Jair Bolsonaro acusou Celso de Mello de criminoso, declarou que “acabou, porra!”, e avisou que está “com as armas da democracia na mão” — por “armas da democracia”, Bolsonaro refere-se a uma interpretação alucinada do artigo 142 da Constituição, que versa sobre o papel das Forças Armadas. Ou seja, ameaçou, uma vez mais, dar um golpe militar.
Por outro lado… o general Augusto Heleno, que recentemente ameaçou com “consequências imprevisíveis” por causa de uma possível apreensão do telefone celular do presidente, recuou. Disse que “intervenção militar não resolve nada”, que “ninguém está pensando nisso”, que “isso só tem na cabeça da imprensa”, que se “contaminou com isso” (por que será, hein general?). Já o vice, general Mourão, afirmou que uma ruptura democrática está “fora de cogitação” e que “não existe espaço no mundo para ações dessa natureza”.
Bolsonaro tenta forçar um impasse para ver se os generais se animam a virar a mesa para defendê-lo. Apesar de — incompreensivelmente para qualquer mortal — apoiarem o presidente, os militares parecem ter-se dado conta do erro colossal, histórico, que seria acompanhar o capitão nessa aventura.
Não existe linha de argumentação capaz de justificar uma intervenção militar. Pelo contrário, a ameaça à ordem, à democracia e à estabilidade vem do presidente. Se os militares intervierem, se desmoralizarão completamente, no Brasil e no exterior, jogarão na lata do lixo a imagem positiva que construíram nos últimos 35 anos.
Além disso, o presidente em cuja defesa se levantariam não merece o esforço.
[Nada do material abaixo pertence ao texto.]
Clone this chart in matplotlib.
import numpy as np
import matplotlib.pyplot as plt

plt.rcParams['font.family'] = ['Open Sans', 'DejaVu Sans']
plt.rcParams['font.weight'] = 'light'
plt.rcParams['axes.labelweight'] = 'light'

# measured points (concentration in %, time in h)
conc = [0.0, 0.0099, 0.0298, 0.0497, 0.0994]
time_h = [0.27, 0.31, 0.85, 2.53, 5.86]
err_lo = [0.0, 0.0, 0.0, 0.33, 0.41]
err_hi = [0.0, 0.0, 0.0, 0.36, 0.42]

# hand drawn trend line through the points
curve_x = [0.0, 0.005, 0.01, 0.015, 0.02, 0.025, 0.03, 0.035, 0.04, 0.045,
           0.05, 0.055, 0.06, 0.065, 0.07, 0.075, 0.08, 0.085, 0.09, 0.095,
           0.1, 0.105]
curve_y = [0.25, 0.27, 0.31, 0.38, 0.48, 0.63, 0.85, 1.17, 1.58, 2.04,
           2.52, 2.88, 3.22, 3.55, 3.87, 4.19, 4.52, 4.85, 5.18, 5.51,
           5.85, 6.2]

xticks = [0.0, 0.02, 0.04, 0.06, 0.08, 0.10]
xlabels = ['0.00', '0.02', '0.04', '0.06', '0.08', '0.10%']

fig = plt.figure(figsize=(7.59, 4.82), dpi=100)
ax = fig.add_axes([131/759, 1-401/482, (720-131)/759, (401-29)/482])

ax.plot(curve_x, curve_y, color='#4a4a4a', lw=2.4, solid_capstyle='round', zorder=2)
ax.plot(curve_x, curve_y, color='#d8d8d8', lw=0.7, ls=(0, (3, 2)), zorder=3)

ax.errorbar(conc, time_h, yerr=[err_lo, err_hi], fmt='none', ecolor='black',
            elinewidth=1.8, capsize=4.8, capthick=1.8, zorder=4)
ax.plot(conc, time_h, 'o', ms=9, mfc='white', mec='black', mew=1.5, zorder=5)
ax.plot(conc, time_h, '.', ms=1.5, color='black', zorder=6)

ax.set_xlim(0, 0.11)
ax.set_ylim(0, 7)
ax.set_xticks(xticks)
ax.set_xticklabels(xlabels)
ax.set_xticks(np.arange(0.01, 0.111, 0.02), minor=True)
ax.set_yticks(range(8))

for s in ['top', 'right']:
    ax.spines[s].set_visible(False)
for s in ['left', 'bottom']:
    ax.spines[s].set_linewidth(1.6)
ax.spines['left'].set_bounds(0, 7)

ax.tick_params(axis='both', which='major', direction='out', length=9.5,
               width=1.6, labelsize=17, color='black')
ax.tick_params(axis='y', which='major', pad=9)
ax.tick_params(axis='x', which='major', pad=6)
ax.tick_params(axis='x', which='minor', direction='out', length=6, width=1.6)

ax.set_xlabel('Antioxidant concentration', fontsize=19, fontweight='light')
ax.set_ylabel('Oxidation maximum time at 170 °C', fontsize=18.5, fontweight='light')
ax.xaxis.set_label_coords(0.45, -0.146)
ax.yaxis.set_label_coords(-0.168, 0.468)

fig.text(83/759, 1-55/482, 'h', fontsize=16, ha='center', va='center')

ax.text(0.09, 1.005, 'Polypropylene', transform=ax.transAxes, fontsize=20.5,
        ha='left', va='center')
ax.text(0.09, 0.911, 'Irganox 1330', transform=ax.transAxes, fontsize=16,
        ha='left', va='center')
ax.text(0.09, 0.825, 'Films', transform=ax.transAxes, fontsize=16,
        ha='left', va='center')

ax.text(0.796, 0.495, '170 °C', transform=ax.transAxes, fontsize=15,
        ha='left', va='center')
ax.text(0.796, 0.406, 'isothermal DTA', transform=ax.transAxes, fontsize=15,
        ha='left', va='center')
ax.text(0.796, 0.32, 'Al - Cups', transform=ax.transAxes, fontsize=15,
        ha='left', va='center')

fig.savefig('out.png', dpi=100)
Bolsonaro não é apenas o pior presidente da história da República: é um irresponsável que está levando o país ao abismo. Há inúmeras evidências de que cometeu vários crimes, e está cercado de arruaceiros. Bolsonaro não é alguém a quem os militares deveriam querer se associar.
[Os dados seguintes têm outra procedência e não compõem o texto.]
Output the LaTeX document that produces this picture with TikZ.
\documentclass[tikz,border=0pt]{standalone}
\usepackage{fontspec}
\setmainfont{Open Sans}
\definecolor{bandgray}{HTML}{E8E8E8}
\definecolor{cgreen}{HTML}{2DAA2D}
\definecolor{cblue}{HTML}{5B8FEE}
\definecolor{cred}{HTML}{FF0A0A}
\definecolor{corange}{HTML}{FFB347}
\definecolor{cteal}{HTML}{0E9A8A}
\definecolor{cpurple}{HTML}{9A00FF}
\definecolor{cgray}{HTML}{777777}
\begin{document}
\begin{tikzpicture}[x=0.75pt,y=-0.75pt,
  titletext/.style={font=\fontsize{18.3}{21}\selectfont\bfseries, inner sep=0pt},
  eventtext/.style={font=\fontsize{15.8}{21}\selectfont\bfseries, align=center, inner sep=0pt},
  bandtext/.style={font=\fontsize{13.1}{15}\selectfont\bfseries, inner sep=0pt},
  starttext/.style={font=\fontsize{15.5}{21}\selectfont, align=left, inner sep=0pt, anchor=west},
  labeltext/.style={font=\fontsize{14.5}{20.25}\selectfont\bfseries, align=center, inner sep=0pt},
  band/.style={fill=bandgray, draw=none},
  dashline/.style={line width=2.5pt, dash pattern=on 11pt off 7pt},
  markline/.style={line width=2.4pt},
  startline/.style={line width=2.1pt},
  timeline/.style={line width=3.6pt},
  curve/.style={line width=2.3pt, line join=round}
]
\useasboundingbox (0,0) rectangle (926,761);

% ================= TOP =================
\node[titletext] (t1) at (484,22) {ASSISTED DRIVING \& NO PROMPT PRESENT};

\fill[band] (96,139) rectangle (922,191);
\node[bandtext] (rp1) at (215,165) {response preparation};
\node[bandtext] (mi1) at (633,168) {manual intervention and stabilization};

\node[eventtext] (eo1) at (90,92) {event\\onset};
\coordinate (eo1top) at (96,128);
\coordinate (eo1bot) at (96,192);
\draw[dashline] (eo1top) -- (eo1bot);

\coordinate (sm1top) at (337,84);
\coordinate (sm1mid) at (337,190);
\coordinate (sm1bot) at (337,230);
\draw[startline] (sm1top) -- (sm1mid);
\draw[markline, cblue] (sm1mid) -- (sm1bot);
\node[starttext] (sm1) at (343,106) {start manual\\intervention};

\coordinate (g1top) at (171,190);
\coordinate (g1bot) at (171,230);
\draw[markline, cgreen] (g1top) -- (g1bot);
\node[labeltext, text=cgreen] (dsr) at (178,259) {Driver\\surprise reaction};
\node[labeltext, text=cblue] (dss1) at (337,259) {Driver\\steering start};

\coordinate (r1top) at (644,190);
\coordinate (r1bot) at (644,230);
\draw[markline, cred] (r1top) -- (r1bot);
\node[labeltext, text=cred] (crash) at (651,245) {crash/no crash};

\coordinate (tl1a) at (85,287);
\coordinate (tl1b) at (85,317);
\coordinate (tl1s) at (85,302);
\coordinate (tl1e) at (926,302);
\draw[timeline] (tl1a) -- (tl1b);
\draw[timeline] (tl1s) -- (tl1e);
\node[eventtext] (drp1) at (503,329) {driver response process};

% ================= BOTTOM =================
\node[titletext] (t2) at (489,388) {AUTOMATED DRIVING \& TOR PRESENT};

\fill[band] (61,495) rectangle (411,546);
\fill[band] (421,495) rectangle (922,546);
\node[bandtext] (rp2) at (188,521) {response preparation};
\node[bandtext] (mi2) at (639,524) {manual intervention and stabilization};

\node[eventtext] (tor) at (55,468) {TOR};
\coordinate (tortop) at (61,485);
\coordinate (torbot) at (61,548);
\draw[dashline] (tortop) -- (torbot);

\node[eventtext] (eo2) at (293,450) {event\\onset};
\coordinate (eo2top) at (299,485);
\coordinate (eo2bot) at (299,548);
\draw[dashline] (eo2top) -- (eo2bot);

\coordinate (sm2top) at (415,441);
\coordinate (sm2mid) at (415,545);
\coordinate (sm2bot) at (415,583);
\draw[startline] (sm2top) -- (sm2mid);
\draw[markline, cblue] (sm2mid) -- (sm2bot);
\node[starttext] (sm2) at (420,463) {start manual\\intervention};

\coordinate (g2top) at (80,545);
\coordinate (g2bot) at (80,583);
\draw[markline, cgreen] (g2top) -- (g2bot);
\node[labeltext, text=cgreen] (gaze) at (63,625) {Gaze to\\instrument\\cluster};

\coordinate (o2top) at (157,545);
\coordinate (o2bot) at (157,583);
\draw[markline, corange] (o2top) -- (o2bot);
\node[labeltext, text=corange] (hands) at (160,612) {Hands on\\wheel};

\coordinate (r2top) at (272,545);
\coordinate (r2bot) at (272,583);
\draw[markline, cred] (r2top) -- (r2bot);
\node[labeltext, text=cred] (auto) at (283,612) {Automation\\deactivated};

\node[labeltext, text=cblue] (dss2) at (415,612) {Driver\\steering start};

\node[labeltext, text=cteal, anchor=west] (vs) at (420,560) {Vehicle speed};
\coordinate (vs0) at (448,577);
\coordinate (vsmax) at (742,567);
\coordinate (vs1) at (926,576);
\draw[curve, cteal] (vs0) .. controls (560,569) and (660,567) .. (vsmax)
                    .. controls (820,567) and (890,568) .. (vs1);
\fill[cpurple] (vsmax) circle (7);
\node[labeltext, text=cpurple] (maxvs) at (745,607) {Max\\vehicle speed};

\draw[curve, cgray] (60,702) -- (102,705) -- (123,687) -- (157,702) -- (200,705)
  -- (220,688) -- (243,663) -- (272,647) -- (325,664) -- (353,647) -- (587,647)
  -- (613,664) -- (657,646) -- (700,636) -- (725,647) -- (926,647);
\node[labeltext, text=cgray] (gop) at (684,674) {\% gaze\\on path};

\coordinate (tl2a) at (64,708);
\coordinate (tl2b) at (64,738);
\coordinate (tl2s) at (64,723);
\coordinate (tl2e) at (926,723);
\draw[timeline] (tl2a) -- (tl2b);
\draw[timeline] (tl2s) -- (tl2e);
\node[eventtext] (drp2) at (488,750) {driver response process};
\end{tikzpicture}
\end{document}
E é desnecessário: se Bolsonaro cair, o sucessor será alguém de absoluta confiança para as Forças Armadas: Mourão é um conservador conhecido, não guarda surpresa, diz coisa com coisa. Não faz sentido os militares se desgastarem para manter no poder um capital aloprado quando podem, sem desgaste algum, ter um general razoável.
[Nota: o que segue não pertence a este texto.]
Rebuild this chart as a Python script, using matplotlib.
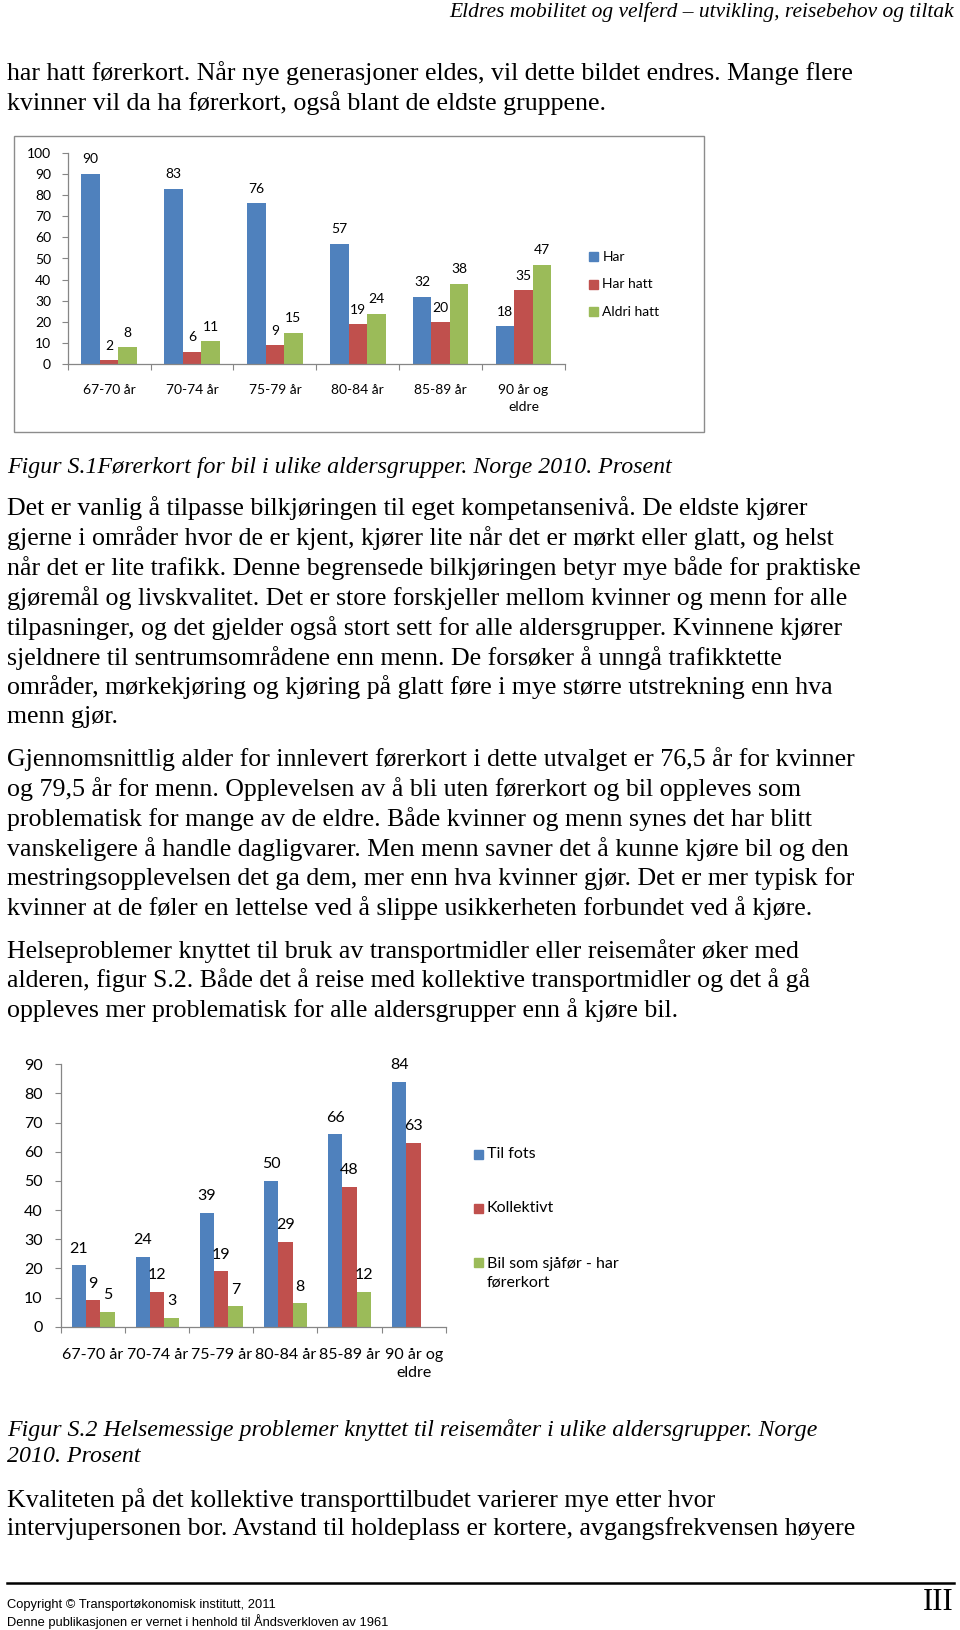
import matplotlib
matplotlib.use("Agg")
import matplotlib.pyplot as plt
import numpy as np
from matplotlib.patches import Rectangle
from matplotlib.lines import Line2D

# data
grupper = ["67-70 år", "70-74 år", "75-79 år", "80-84 år", "85-89 år", "90 år og\neldre"]

s1_navn = ["Har", "Har hatt", "Aldri hatt"]
har = [90, 83, 76, 57, 32, 18]
har_hatt = [2, 6, 9, 19, 20, 35]
aldri_hatt = [8, 11, 15, 24, 38, 47]

s2_navn = ["Til fots", "Kollektivt", "Bil som sjåfør - har\nførerkort"]
til_fots = [21, 24, 39, 50, 66, 84]
kollektivt = [9, 12, 19, 29, 48, 63]
bil_sjafor = [5, 3, 7, 8, 12, np.nan]

farger = ["#4F81BD", "#C0504D", "#9BBB59"]
gra = "#868686"

W, H = 960, 1630
fig = plt.figure(figsize=(W / 100, H / 100), dpi=100)

def fx(x):
    return x / W

def fy(y):
    return 1 - y / H

serif = "Liberation Serif"
sans = "Lato"

def tekst(x, y, s, **kw):
    kw.setdefault("family", serif)
    kw.setdefault("size", 18.65)
    kw.setdefault("va", "center")
    fig.text(fx(x), fy(y), s, **kw)

# header og brodtekst
tekst(954, 12.5, "Eldres mobilitet og velferd – utvikling, reisebehov og tiltak",
      ha="right", style="italic", size=15.5)

linjer = [
    (73, "har hatt førerkort. Når nye generasjoner eldes, vil dette bildet endres. Mange flere"),
    (103, "kvinner vil da ha førerkort, også blant de eldste gruppene."),
    (508.3, "Det er vanlig å tilpasse bilkjøringen til eget kompetansenivå. De eldste kjører"),
    (538.5, "gjerne i områder hvor de er kjent, kjører lite når det er mørkt eller glatt, og helst"),
    (568.3, "når det er lite trafikk. Denne begrensede bilkjøringen betyr mye både for praktiske"),
    (598.3, "gjøremål og livskvalitet. Det er store forskjeller mellom kvinner og menn for alle"),
    (628.3, "tilpasninger, og det gjelder også stort sett for alle aldersgrupper. Kvinnene kjører"),
    (658.0, "sjeldnere til sentrumsområdene enn menn. De forsøker å unngå trafikktette"),
    (687.3, "områder, mørkekjøring og kjøring på glatt føre i mye større utstrekning enn hva"),
    (716.7, "menn gjør."),
    (759.2, "Gjennomsnittlig alder for innlevert førerkort i dette utvalget er 76,5 år for kvinner"),
    (789.4, "og 79,5 år for menn. Opplevelsen av å bli uten førerkort og bil oppleves som"),
    (819.5, "problematisk for mange av de eldre. Både kvinner og menn synes det har blitt"),
    (848.6, "vanskeligere å handle dagligvarer. Men menn savner det å kunne kjøre bil og den"),
    (878.8, "mestringsopplevelsen det ga dem, mer enn hva kvinner gjør. Det er mer typisk for"),
    (908.0, "kvinner at de føler en lettelse ved å slippe usikkerheten forbundet ved å kjøre."),
    (950.6, "Helseproblemer knyttet til bruk av transportmidler eller reisemåter øker med"),
    (979.7, "alderen, figur S.2. Både det å reise med kollektive transportmidler og det å gå"),
    (1009.8, "oppleves mer problematisk for alle aldersgrupper enn å kjøre bil."),
    (1499.7, "Kvaliteten på det kollektive transporttilbudet varierer mye etter hvor"),
    (1528.8, "intervjupersonen bor. Avstand til holdeplass er kortere, avgangsfrekvensen høyere"),
]
for y, s in linjer:
    tekst(7, y, s)

tekst(7, 467.3, "Figur S.1Førerkort for bil i ulike aldersgrupper. Norge 2010. Prosent",
      style="italic", size=17.2)
tekst(7, 1430, "Figur S.2 Helsemessige problemer knyttet til reisemåter i ulike aldersgrupper. Norge",
      style="italic", size=17.2)
tekst(7, 1457, "2010. Prosent", style="italic", size=17.2)

# bunntekst
fig.add_artist(Line2D([fx(7), fx(954)], [fy(1582.5), fy(1582.5)], color="black", lw=1.8))
tekst(7, 1605, "Copyright © Transportøkonomisk institutt, 2011", family="Liberation Sans", size=9.3)
tekst(7, 1622, "Denne publikasjonen er vernet i henhold til Åndsverkloven av 1961",
      family="Liberation Sans", size=9.3)
tekst(954, 1603, "III", ha="right", size=22)


def stolpediagram(venstre, hoyre, y0, ytopp, ymax, serier, navn, fs, lab_off, legend_x, legend_y,
                  linjeavstand, xpad):
    ax = fig.add_axes([fx(venstre), fy(y0), fx(hoyre - venstre), (y0 - ytopp) / H])
    x = np.arange(len(grupper))
    b = 0.223
    for i, (verdier, farge) in enumerate(zip(serier, farger)):
        pos = x + (i - 1) * b
        ax.bar(pos, verdier, width=b, color=farge, edgecolor="none")
        for px, v in zip(pos, verdier):
            if np.isnan(v):
                continue
            ax.annotate(f"{v:.0f}", (px, v), xytext=(0, lab_off), textcoords="offset points",
                        ha="center", va="center", family=sans, size=fs)
    ax.set_xlim(-0.5, len(grupper) - 0.5)
    ax.set_ylim(0, ymax)
    ax.set_yticks(np.arange(0, ymax + 1, 10))
    ax.set_xticks(np.arange(-0.5, len(grupper)), labels=[])
    ax.set_xticks(x, labels=grupper, minor=True)
    ax.tick_params(axis="x", which="major", length=4.5, width=0.8, color=gra, direction="out")
    ax.tick_params(axis="x", which="minor", length=0, pad=xpad)
    ax.tick_params(axis="y", length=4, width=0.8, color=gra, direction="out", pad=fs * 0.8)
    for lab in ax.get_xticklabels(minor=True):
        lab.set_family(sans)
        lab.set_size(fs)
        lab.set_linespacing(linjeavstand)
    for lab in ax.get_yticklabels():
        lab.set_family(sans)
        lab.set_size(fs)
    for sp in ("top", "right"):
        ax.spines[sp].set_visible(False)
    for sp in ("left", "bottom"):
        ax.spines[sp].set_color(gra)
        ax.spines[sp].set_linewidth(0.9)
    ax.patch.set_alpha(0)
    # forklaring
    for n, farge, ly in zip(navn, farger, legend_y):
        fig.patches.append(Rectangle((fx(legend_x), fy(ly + 4.5)), fx(9), 9 / H,
                                     color=farge, transform=fig.transFigure))
        if "\n" in n:
            fig.text(fx(legend_x + 13), fy(ly + 11), n, family=sans, size=fs, va="center",
                     linespacing=1.49)
        else:
            fig.text(fx(legend_x + 13), fy(ly), n, family=sans, size=fs, va="center")
    return ax


# figur S.1 med ramme
fig.patches.append(Rectangle((fx(14), fy(431.6)), fx(704 - 14), (431.6 - 136) / H,
                             fill=False, edgecolor="#8C8C8C", lw=1.0, transform=fig.transFigure))
stolpediagram(67.7, 565, 364.3, 152.7, 100, [har, har_hatt, aldri_hatt], s1_navn,
              10, 10.4, 589.3, [256.7, 284.3, 311.7], 1.45, 14.5)

# figur S.2
stolpediagram(61, 445.7, 1326.7, 1064.3, 90, [til_fots, kollektivt, bil_sjafor], s2_navn,
              11.5, 12, 474, [1154.3, 1208.3, 1262.3], 1.45, 15)

fig.savefig("out.png", dpi=100)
Sem falar que um golpe é empreitada altamente arriscada: a chance de não dar errado é enorme. O Alto Comando do Exército está dividido, e vários generais, incluindo o próprio comandante do Exército, Edson Pujol, vêm dando sinais de que não aprovam a gestão Bolsonaro. Há o perigo que assombra todo militar: cisão na corporação e quebra de hierarquia.
E, mesmo que os militares consigam se manter “unidos e coesos”, há as dificuldades logísticas. “Fechar o Congresso”, num mundo conectado pelas redes sociais, ainda mais durante a quarentena, é impossível: centenas de parlamentares resistiriam, de suas casas ou de seus celulares. Mesmo com o STF, que são apenas 11, seria difícil: bastaria que apenas um escapasse da prisão para termos um Supremo Tribunal Federal aberto funcionando. E, com os jornalistas trabalhando de casa, seria totalmente impossível impor censura. Um golpe que não consegue calar parlamentares, juízes ou jornalistas, não é um é um golpe, é um escárnio.
Por mais que os militares gostem de Jair Bolsonaro, ele não vale o risco. Melhor deixá-lo cair sozinho.